If you choose "One-time exploring/downloading" option then it will be possible (a) only to explore a site to look for matching files, or (b) to explore a site and download all matched files, or (c) to download checked files.
 
Please note that if you need to download several files from a site that has frequent problems with downloading, it's better to add required files to IDM main list and download these files using "Start Queue" button in IDM main window. In this case IDM will retry to start downloading files infinitely. But when you are downloading in the grabber, the grabber makes only 2 attempts to start downloading, after it stops supposing it did everything possible for the project.
 
You can schedule periodic synchronization for a site or for checked files by turning on "Periodic synchronization" option.
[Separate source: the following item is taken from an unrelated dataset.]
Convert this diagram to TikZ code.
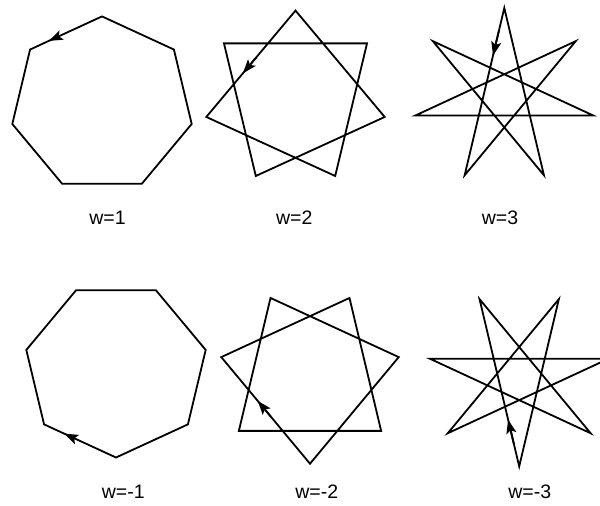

In this case the grabber checks if files have been changed, and if changed, it will download new files and replace them on new ones. For periodic synchronization, the scheduler will turn on "overwrite existing files" option in project settings on step 2 of the grabber wizard.
 
The project will start at a specified day and time only if "Start download at" box is checked. The project itself should be closed, or if it's opened, it should be opened in the Main Action Dialog and it should be stopped. A running project, or a project opened on any stage of the wizard will not be run by the scheduler.
 
If you choose "Periodic synchronization" it will be possible to start the project many times in every predefined number of minutes/hours. The scheduler will run the project periodically until the time specified in "Stop download at", or if it's not specified then until the end of the day.
 
It's possible to stop any project at a specified time if you check "Stop download at" box and specify a time. Note that the project will stop independently of "Start download at" checkbox state.
 
After processing a grabber project you can program the grabber to hang up modem, exit Internet Download Manager, or turn off computer like in the main IDM scheduler. But in the grabber scheduler you can also open a file or run a program after processing a grabber project. If you want to run several files on completion of a grabber task, you can create a batch .bat file and specify it in "Open the following file when done". Please note that after finishing a scheduled project, IDM will wait for 10 seconds and then start to execute actions planned on completion.